* _Material for this exercise_:
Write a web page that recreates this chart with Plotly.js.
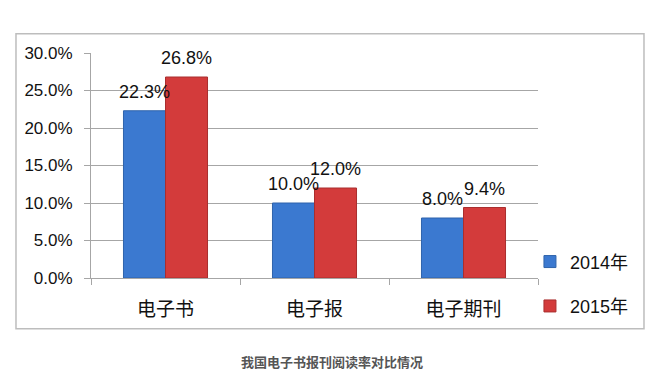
<!DOCTYPE html>
<html>
<head>
<meta charset="utf-8">
<script src="https://cdn.plot.ly/plotly-3.0.1.min.js"></script>
<style>html,body{margin:0;padding:0;background:#fff;}#chart{width:661px;height:380px;}</style>
</head>
<body>
<div id="chart"></div>
<script>
var categories = ['电子书', '电子报', '电子期刊'];
var series2014 = [22.3, 10.0, 8.0];
var series2015 = [26.8, 12.0, 9.4];
var seriesNames = ['2014年', '2015年'];
var yTickVals = [0, 5, 10, 15, 20, 25, 30];
var caption = '我国电子书报刊阅读率对比情况';

var latin = 'Liberation Sans, Arial, Noto Sans CJK SC, sans-serif';
var cjk = 'Noto Sans CJK SC, sans-serif';

var traces = [
  {type: 'bar', name: seriesNames[0], x: categories, y: series2014, legendgroup: 'a',
   marker: {color: '#3b79d0', line: {color: '#2f63ab', width: 1}}, hoverinfo: 'none'},
  {type: 'bar', name: seriesNames[1], x: categories, y: series2015, legendgroup: 'b',
   marker: {color: '#d33b3b', line: {color: '#a92e2e', width: 1}}, hoverinfo: 'none'}
];

var annotations = [];
[series2014, series2015].forEach(function (s, si) {
  s.forEach(function (v, i) {
    annotations.push({
      xref: 'x', yref: 'y', x: categories[i], y: v,
      xshift: si === 0 ? -21 : 21, yshift: 7,
      yanchor: 'bottom', xanchor: 'center', showarrow: false,
      text: v.toFixed(1) + '%',
      font: {family: latin, size: 18, color: '#111'}
    });
  });
});
annotations.push({
  xref: 'paper', yref: 'paper', x: 0.539, y: -0.372, xanchor: 'center', yanchor: 'middle',
  showarrow: false, text: '<b>' + caption + '</b>',
  font: {family: cjk, size: 13, color: '#555'}
});

var layout = {
  width: 661, height: 380,
  margin: {l: 91, r: 123, t: 53.3, b: 101.7},
  paper_bgcolor: '#fff', plot_bgcolor: '#fff',
  bargap: 0.436, bargroupgap: 0, barmode: 'group',
  showlegend: true,
  legend: {x: 0.982, xanchor: 'left', y: -0.026, yanchor: 'middle', tracegroupgap: 18,
           font: {family: latin, size: 18, color: '#111'}, bgcolor: 'rgba(0,0,0,0)'},
  xaxis: {
    type: 'category', showgrid: false, zeroline: false,
    showline: true, linecolor: '#a6a6a6', linewidth: 1,
    ticks: 'outside', tickson: 'boundaries', ticklen: 6, tickcolor: '#a6a6a6',
    tickfont: {family: cjk, size: 19, color: '#111'}, ticklabelstandoff: 14
  },
  yaxis: {
    range: [0, 30], tickvals: yTickVals,
    ticktext: yTickVals.map(function (v) { return v.toFixed(1) + '%'; }),
    showgrid: true, gridcolor: '#a6a6a6', gridwidth: 1, zeroline: false,
    showline: true, linecolor: '#a6a6a6', linewidth: 1,
    ticks: 'outside', ticklen: 6, tickcolor: '#a6a6a6',
    tickfont: {family: latin, size: 17, color: '#111'}, ticklabelstandoff: 8
  },
  shapes: [{
    type: 'rect', xref: 'paper', yref: 'paper',
    x0: -0.1678, x1: 1.2371, y0: -0.2253, y1: 1.0858,
    line: {color: '#bdbdbd', width: 1.5}, fillcolor: 'rgba(0,0,0,0)', layer: 'below'
  }],
  annotations: annotations
};

Plotly.newPlot('chart', traces, layout, {displayModeBar: false, staticPlot: true});
</script>
</body>
</html>
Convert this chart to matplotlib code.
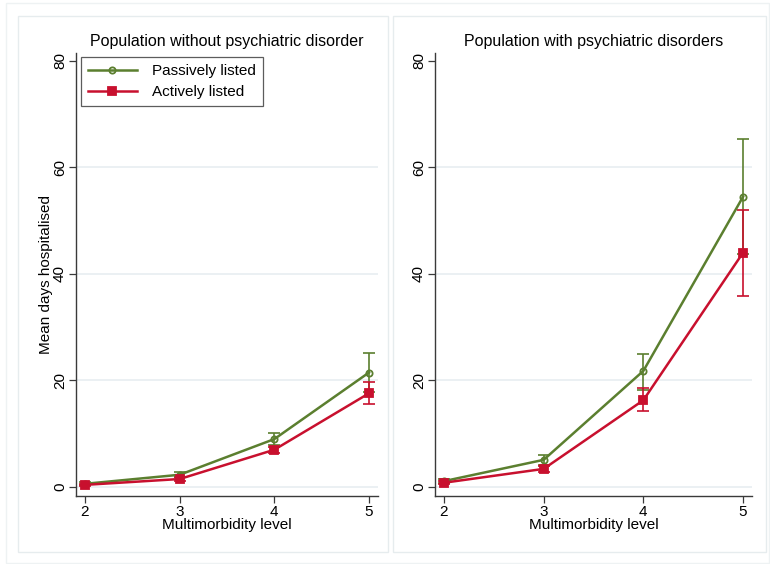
import matplotlib
matplotlib.use("Agg")
import matplotlib.pyplot as plt
from matplotlib.patches import Rectangle
import numpy as np

plt.rcParams['font.family'] = ['Liberation Sans', 'DejaVu Sans']

levels = [2, 3, 4, 5]

# Population without psychiatric disorder
no_psych_passive = [0.6, 2.3, 9.0, 21.5]
no_psych_passive_lo = [0.3, 1.8, 7.9, 17.8]
no_psych_passive_hi = [0.9, 2.8, 10.1, 25.2]
no_psych_active = [0.4, 1.5, 7.0, 17.6]
no_psych_active_lo = [0.2, 1.2, 6.4, 15.6]
no_psych_active_hi = [0.6, 1.8, 7.6, 19.7]

# Population with psychiatric disorders
psych_passive = [1.1, 5.1, 21.8, 54.5]
psych_passive_lo = [0.7, 4.2, 18.3, 43.8]
psych_passive_hi = [1.5, 6.0, 25.0, 65.4]
psych_active = [0.8, 3.4, 16.3, 44.0]
psych_active_lo = [0.5, 2.9, 14.2, 35.9]
psych_active_hi = [1.1, 3.9, 18.6, 52.0]

titles = ["Population without psychiatric disorder", "Population with psychiatric disorders"]
series_labels = ["Passively listed", "Actively listed"]
y_ticks = [0, 20, 40, 60, 80]

GREEN = "#5B7F2F"
RED = "#C8102E"
GRID = "#E8EEF1"
AXIS = "#3A3A3A"

fig = plt.figure(figsize=(7.7, 5.64), dpi=100)

# outer frame and panel frames
W, H = 770.0, 564.0
def frame(x0, y0, x1, y1, color):
    fig.patches.append(Rectangle((x0 / W, 1 - y1 / H), (x1 - x0) / W, (y1 - y0) / H,
                                 transform=fig.transFigure, fill=False,
                                 edgecolor=color, linewidth=1.0, zorder=0))
frame(6, 3, 769, 563, "#EEF2F3")
frame(18, 16, 388, 552, "#E6ECEE")
frame(393, 16, 766, 552, "#E6ECEE")

ax1 = fig.add_axes([76 / W, 1 - 496 / H, (378 - 76) / W, (496 - 53) / H])
ax2 = fig.add_axes([435 / W, 1 - 496 / H, (752 - 435) / W, (496 - 53) / H])

panels = [
    (ax1, (no_psych_passive, no_psych_passive_lo, no_psych_passive_hi),
     (no_psych_active, no_psych_active_lo, no_psych_active_hi), (1.905, 5.095)),
    (ax2, (psych_passive, psych_passive_lo, psych_passive_hi),
     (psych_active, psych_active_lo, psych_active_hi), (1.91, 5.09)),
]

for i, (ax, pas, act, xl) in enumerate(panels):
    x = np.array(levels)
    for (vals, lo, hi), color, marker, ms, mfc, lab in [
        (pas, GREEN, 'o', 4.5, 'none', series_labels[0]),
        (act, RED, 's', 5.5, RED, series_labels[1]),
    ]:
        vals = np.array(vals); lo = np.array(lo); hi = np.array(hi)
        ax.errorbar(x, vals, yerr=[vals - lo, hi - vals], fmt='none',
                    ecolor=color, elinewidth=1.2, capsize=4, capthick=1.2, zorder=3)
        ax.plot(x, vals, color=color, linewidth=1.8, marker=marker,
                markersize=ms, markerfacecolor=mfc, markeredgecolor=color,
                markeredgewidth=1.3, label=lab, zorder=4)
    ax.set_xlim(*xl)
    ax.set_ylim(-1.69, 81.5)
    ax.set_xticks(levels)
    ax.set_yticks(y_ticks)
    ax.set_yticklabels([str(t) for t in y_ticks], rotation=90, va='center')
    for t in [0, 20, 40, 60]:
        ax.axhline(t, color=GRID, linewidth=1.2, zorder=1)
    for s in ['top', 'right']:
        ax.spines[s].set_visible(False)
    for s in ['left', 'bottom']:
        ax.spines[s].set_color(AXIS)
        ax.spines[s].set_linewidth(1.0)
    ax.tick_params(axis='both', direction='out', length=5, width=0.9,
                   color=AXIS, labelsize=11, pad=1.5)
    ax.set_xlabel("Multimorbidity level", fontsize=11, labelpad=-1)
    ax.set_title(titles[i], fontsize=11.5, pad=5)

ax1.set_ylabel("Mean days hospitalised", fontsize=11, labelpad=0)

leg = ax1.legend(loc='upper left', bbox_to_anchor=(5 / 302, 1 - 4 / 443),
                 borderaxespad=0, fontsize=11,
                 frameon=True, fancybox=False, edgecolor='#333333',
                 handlelength=3.2, borderpad=0.45, labelspacing=0.48,
                 handletextpad=1.0)
leg.get_frame().set_linewidth(0.9)

fig.savefig("out.png", dpi=100)
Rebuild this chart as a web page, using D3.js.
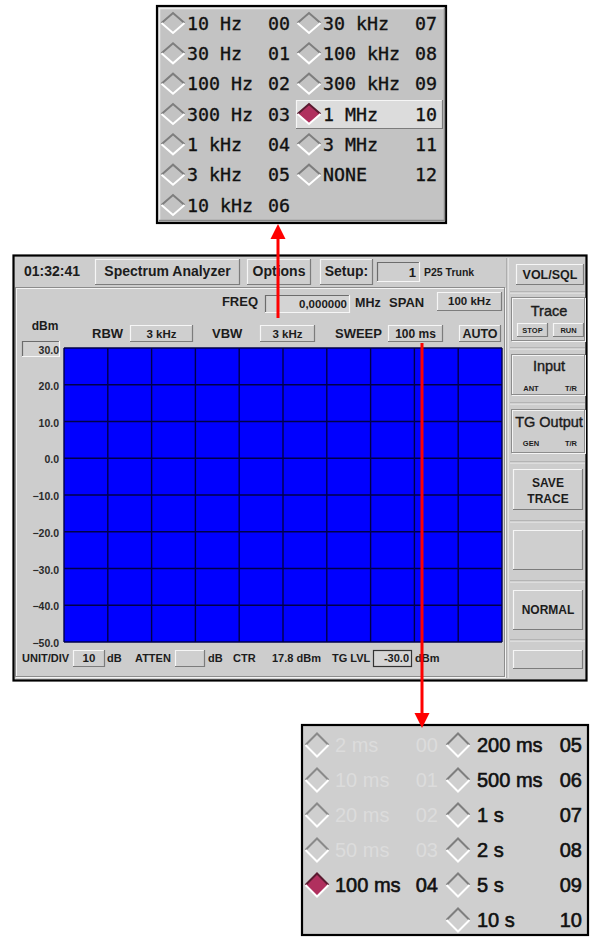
<!DOCTYPE html>
<html><head><meta charset="utf-8">
<script src="https://cdn.jsdelivr.net/npm/d3@7"></script>
<style>html,body{margin:0;padding:0;background:#fff;}svg{display:block;}</style>
</head><body>
<script>
// ---- data ----
const yTicks = [30, 20, 10, 0, -10, -20, -30, -40, -50];
const xDivisions = [0, 1, 2, 3, 4, 5, 6, 7, 8, 9, 10];
const rbwLabels = ["10 Hz","30 Hz","100 Hz","300 Hz","1 kHz","3 kHz","10 kHz","30 kHz","100 kHz","300 kHz","1 MHz","3 MHz","NONE"];
const rbwCodes = ["00","01","02","03","04","05","06","07","08","09","10","11","12"];
const rbwSelected = "10";
const sweepLabels = ["2 ms","10 ms","20 ms","50 ms","100 ms","200 ms","500 ms","1 s","2 s","5 s","10 s"];
const sweepCodes = ["00","01","02","03","04","05","06","07","08","09","10"];
const sweepDisabled = ["00","01","02","03"];
const sweepSelected = "04";
const clockText = "01:32:41";
const freqValue = "0,000000";
const spanValue = "100 kHz";
const rbwValue = "3 kHz", vbwValue = "3 kHz", sweepValue = "100 ms";
const unitDiv = "10", ctrValue = "17.8 dBm", tgLevel = "-30.0";

const W = 591, H = 938;
const FONT = "'Liberation Sans', Arial, sans-serif";
const TXT = "#1c1c1c";
const svg = d3.select("body").append("svg").attr("width", W).attr("height", H);
svg.append("rect").attr("width", W).attr("height", H).attr("fill", "#fff");

function bevel(g, x, y, w, h, type, fill) {
  const light = type === "raised" ? "#f6f6f6" : "#6c6c6c";
  const dark = type === "raised" ? "#7c7c7c" : "#f6f6f6";
  g.append("rect").attr("x", x).attr("y", y).attr("width", w).attr("height", h).attr("fill", fill || "#cfcfcf");
  g.append("path").attr("d", `M${x+0.5},${y+h}V${y+0.5}H${x+w}`).attr("fill","none").attr("stroke", light).attr("stroke-width", 1.2);
  g.append("path").attr("d", `M${x+w-0.5},${y}V${y+h-0.5}H${x}`).attr("fill","none").attr("stroke", dark).attr("stroke-width", 1.2);
}
function etched(g, x, y, w, h) {
  g.append("rect").attr("x", x+0.5).attr("y", y+0.5).attr("width", w).attr("height", h).attr("fill","none").attr("stroke","#f4f4f4");
  g.append("rect").attr("x", x-0.5).attr("y", y-0.5).attr("width", w).attr("height", h).attr("fill","none").attr("stroke","#8c8c8c");
}
function txt(g, x, y, s, size, opts = {}) {
  const t = g.append("text").attr("x", x).attr("y", y).text(s)
    .attr("font-family", opts.family || FONT).attr("font-size", size)
    .attr("font-weight", opts.weight || "bold").attr("fill", opts.fill || TXT)
    .attr("text-anchor", opts.anchor || "start").attr("dy", opts.dy || null);
  if (opts.stroke) t.attr("stroke", opts.fill || TXT).attr("stroke-width", opts.stroke);
  return t;
}
function diamond(g, cx, cy, rx, ry, selected, faded) {
  if (selected) {
    g.append("path").attr("d", `M${cx-rx},${cy}L${cx},${cy-ry}L${cx+rx},${cy}L${cx},${cy+ry}Z`).attr("fill", "#b0305e");
  }
  g.append("path").attr("d", `M${cx-rx},${cy}L${cx},${cy-ry}L${cx+rx},${cy}`).attr("fill","none")
    .attr("stroke", faded ? "#8a8a8a" : (selected ? "#5a1a30" : "#7e7e7e")).attr("stroke-width", 2);
  g.append("path").attr("d", `M${cx-rx},${cy}L${cx},${cy+ry}L${cx+rx},${cy}`).attr("fill","none")
    .attr("stroke", "#ffffff").attr("stroke-width", 2);
}

// ---- top menu (RBW options) ----
const tm = svg.append("g");
tm.append("rect").attr("x", 157).attr("y", 6).attr("width", 289).attr("height", 217).attr("fill", "#c3c3c3").attr("stroke", "#000").attr("stroke-width", 2.2);
tm.append("path").attr("d", "M159.5,221V8.5H444").attr("fill","none").attr("stroke","#ececec").attr("stroke-width",1.5);
tm.append("path").attr("d", "M444.5,8V220.5H159").attr("fill","none").attr("stroke","#8a8a8a").attr("stroke-width",1.5);
const tmRow = d3.scaleLinear().domain([0, 6]).range([23, 205]);
const tmCols = [{d: 173, l: 187, c: 268}, {d: 309, l: 323, c: 415}];
rbwLabels.forEach((lab, i) => {
  const col = i < 7 ? 0 : 1, row = i < 7 ? i : i - 7;
  const cy = tmRow(row), c = tmCols[col];
  const sel = rbwCodes[i] === rbwSelected;
  if (sel) bevel(tm, 296, cy - 14, 147, 29, "raised", "#dcdcdc");
  diamond(tm, c.d, cy, 11.5, 10, sel, false);
  txt(tm, c.l, cy, lab, 18.3, {family: "'DejaVu Sans Mono', monospace", weight: "normal", dy: "0.36em", fill: "#111", stroke: 0.35});
  txt(tm, c.c, cy, rbwCodes[i], 18.3, {family: "'DejaVu Sans Mono', monospace", weight: "normal", dy: "0.36em", fill: "#111", stroke: 0.35});
});

// ---- main window ----
const mw = svg.append("g");
mw.append("rect").attr("x", 13.5).attr("y", 255.5).attr("width", 573).attr("height", 425).attr("fill", "#cdcdcd").attr("stroke", "#000").attr("stroke-width", 2.2);
etched(mw, 16, 288, 489, 389);
mw.append("line").attr("x1", 507).attr("x2", 507).attr("y1", 258).attr("y2", 678).attr("stroke", "#8c8c8c");
mw.append("line").attr("x1", 508).attr("x2", 508).attr("y1", 258).attr("y2", 678).attr("stroke", "#f4f4f4");

// top bar
txt(mw, 24, 276, clockText, 14);
bevel(mw, 95, 259, 145, 26, "raised");
txt(mw, 167.5, 276, "Spectrum Analyzer", 14, {anchor: "middle"});
bevel(mw, 247, 259, 64, 26, "raised");
txt(mw, 279, 276, "Options", 14, {anchor: "middle"});
bevel(mw, 320, 259, 53, 26, "raised");
txt(mw, 346.5, 276, "Setup:", 14, {anchor: "middle"});
bevel(mw, 377, 262, 43, 20, "sunken");
txt(mw, 416, 277, "1", 13, {anchor: "end"});
txt(mw, 424, 276, "P25 Trunk", 10.5);

// FREQ row
txt(mw, 258, 306, "FREQ", 13, {anchor: "end"});
bevel(mw, 265, 295, 85, 18, "sunken", "#d4d4d4");
txt(mw, 347, 308, freqValue, 11.5, {anchor: "end"});
txt(mw, 355, 307, "MHz", 12.5);
txt(mw, 389, 307, "SPAN", 13);
bevel(mw, 437, 292, 65, 19, "raised");
txt(mw, 469.5, 305, spanValue, 11.5, {anchor: "middle"});

// RBW row
txt(mw, 45, 330, "dBm", 12, {anchor: "middle"});
txt(mw, 92, 338, "RBW", 13);
bevel(mw, 130, 325, 63, 17, "raised");
txt(mw, 161.5, 338, rbwValue, 11.5, {anchor: "middle"});
txt(mw, 212, 338, "VBW", 13);
bevel(mw, 260, 325, 55, 17, "raised");
txt(mw, 287.5, 338, vbwValue, 11.5, {anchor: "middle"});
txt(mw, 335, 338, "SWEEP", 13);
bevel(mw, 388, 325, 55, 17, "raised");
txt(mw, 415.5, 338, sweepValue, 12, {anchor: "middle"});
bevel(mw, 459, 325, 42, 17, "raised");
txt(mw, 480, 338, "AUTO", 12.5, {anchor: "middle"});

// ---- plot ----
const x = d3.scaleLinear().domain([0, 10]).range([64, 502]);
const y = d3.scaleLinear().domain([-50, 30]).range([642, 348]);
const plot = svg.append("g");
plot.append("rect").attr("x", x(0)).attr("y", y(30)).attr("width", x(10) - x(0)).attr("height", y(-50) - y(30)).attr("fill", "#0000ff");
plot.selectAll("line.v").data(xDivisions).join("line").attr("class", "v")
  .attr("x1", d => x(d)).attr("x2", d => x(d)).attr("y1", y(30)).attr("y2", y(-50))
  .attr("stroke", "#00004a").attr("stroke-width", 1.4);
plot.selectAll("line.h").data(yTicks).join("line").attr("class", "h")
  .attr("x1", x(0)).attr("x2", x(10)).attr("y1", d => y(d)).attr("y2", d => y(d))
  .attr("stroke", "#00004a").attr("stroke-width", 1.4);
bevel(mw, 22, 341, 38, 16, "sunken", "#d2d2d2");
const yAxis = d3.axisLeft(y).tickValues(yTicks).tickSize(0).tickPadding(0).tickFormat(d3.format(".1f"));
const ya = svg.append("g").attr("transform", "translate(59,0)").call(yAxis);
ya.select(".domain").remove();
ya.selectAll("text").attr("font-family", FONT).attr("font-size", 10.5).attr("font-weight", "bold").attr("fill", "#2a2a2a")
  .attr("dy", d => d === 30 ? "0.55em" : "0.45em");

// bottom row
txt(mw, 22, 662, "UNIT/DIV", 11);
bevel(mw, 73, 650, 32, 17, "raised");
txt(mw, 89, 662, unitDiv, 11.5, {anchor: "middle"});
txt(mw, 107, 662, "dB", 11);
txt(mw, 135, 662, "ATTEN", 11);
bevel(mw, 175, 650, 30, 17, "raised");
txt(mw, 208, 662, "dB", 11);
txt(mw, 233, 662, "CTR", 11);
txt(mw, 272, 662, ctrValue, 11);
txt(mw, 332, 662, "TG LVL", 11);
mw.append("rect").attr("x", 373.5).attr("y", 650.5).attr("width", 38).attr("height", 16).attr("fill", "#d6d6d6").attr("stroke", "#333").attr("stroke-width", 1.2);
txt(mw, 409, 662, tgLevel, 11, {anchor: "end"});
txt(mw, 415, 662, "dBm", 11);

// ---- right column ----
bevel(mw, 516, 264, 68, 21, "raised");
txt(mw, 550, 279, "VOL/SQL", 12.5, {anchor: "middle"});
[292, 348, 403, 462, 521, 581, 640].forEach(yy => {
  mw.append("line").attr("x1", 510).attr("x2", 585).attr("y1", yy).attr("y2", yy).attr("stroke", "#9a9a9a");
  mw.append("line").attr("x1", 510).attr("x2", 585).attr("y1", yy + 1).attr("y2", yy + 1).attr("stroke", "#eeeeee");
});
etched(mw, 512, 298, 73, 43);
txt(mw, 549, 316, "Trace", 14.5, {anchor: "middle", weight: "normal", stroke: 0.4});
bevel(mw, 517, 323, 31, 14, "raised");
txt(mw, 532.5, 333, "STOP", 7.5, {anchor: "middle"});
bevel(mw, 553, 323, 31, 14, "raised");
txt(mw, 568.5, 333, "RUN", 7.5, {anchor: "middle"});

etched(mw, 512, 355, 73, 40);
txt(mw, 549, 371, "Input", 14.5, {anchor: "middle", weight: "normal", stroke: 0.4});
txt(mw, 531, 391, "ANT", 7.5, {anchor: "middle"});
txt(mw, 571, 391, "T/R", 7.5, {anchor: "middle"});

etched(mw, 512, 410, 73, 43);
txt(mw, 549, 427, "TG Output", 14.5, {anchor: "middle", weight: "normal", stroke: 0.4});
txt(mw, 531, 446, "GEN", 7.5, {anchor: "middle"});
txt(mw, 571, 446, "T/R", 7.5, {anchor: "middle"});

bevel(mw, 513, 469, 70, 41, "raised");
txt(mw, 548, 487, "SAVE", 12, {anchor: "middle"});
txt(mw, 548, 503, "TRACE", 12, {anchor: "middle"});
bevel(mw, 513, 530, 70, 40, "raised");
bevel(mw, 513, 590, 70, 40, "raised");
txt(mw, 548, 614, "NORMAL", 12, {anchor: "middle"});
bevel(mw, 513, 650, 70, 19, "raised");

// ---- bottom menu (SWEEP options) ----
const bm = svg.append("g");
bm.append("rect").attr("x", 302).attr("y", 725).attr("width", 286).attr("height", 210).attr("fill", "#cfcfcf").attr("stroke", "#000").attr("stroke-width", 2.2);
const bmRow = d3.scaleLinear().domain([0, 5]).range([745, 920]);
const bmCols = [{d: 317, l: 335, c: 438}, {d: 458, l: 477, c: 582}];
sweepLabels.forEach((lab, i) => {
  const col = i < 5 ? 0 : 1, row = i < 5 ? i : i - 5;
  const cy = bmRow(row), c = bmCols[col];
  const code = sweepCodes[i];
  const faded = sweepDisabled.includes(code), sel = code === sweepSelected;
  diamond(bm, c.d, cy, 11.5, 11.5, sel, faded);
  const fill = faded ? "#dcdcdc" : "#111";
  txt(bm, c.l, cy, lab, 20, {weight: "normal", dy: "0.36em", fill, stroke: faded ? null : 0.6});
  txt(bm, c.c, cy, code, 20, {weight: "normal", dy: "0.36em", fill, anchor: "end", stroke: faded ? null : 0.6});
});

// ---- red arrows ----
const ar = svg.append("g").attr("fill", "#ff0000").attr("stroke", "#ff0000");
ar.append("line").attr("x1", 278).attr("x2", 278).attr("y1", 318).attr("y2", 236).attr("stroke-width", 3);
ar.append("path").attr("d", "M278,224L285.5,239H270.5Z").attr("stroke", "none");
ar.append("line").attr("x1", 422).attr("x2", 422).attr("y1", 343).attr("y2", 716).attr("stroke-width", 3);
ar.append("path").attr("d", "M422,728L429.5,713H414.5Z").attr("stroke", "none");
</script>
</body></html>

* _Work to complete_: Look above and copy only the lines from the one holding "Convert this chart to matplotlib code." to the one holding "levels = [2, 3, 4, 5]", both included, exactly, minus the pictures.

* _Reply_:
Convert this chart to matplotlib code.
import matplotlib
matplotlib.use("Agg")
import matplotlib.pyplot as plt
from matplotlib.patches import Rectangle
import numpy as np

plt.rcParams['font.family'] = ['Liberation Sans', 'DejaVu Sans']

levels = [2, 3, 4, 5]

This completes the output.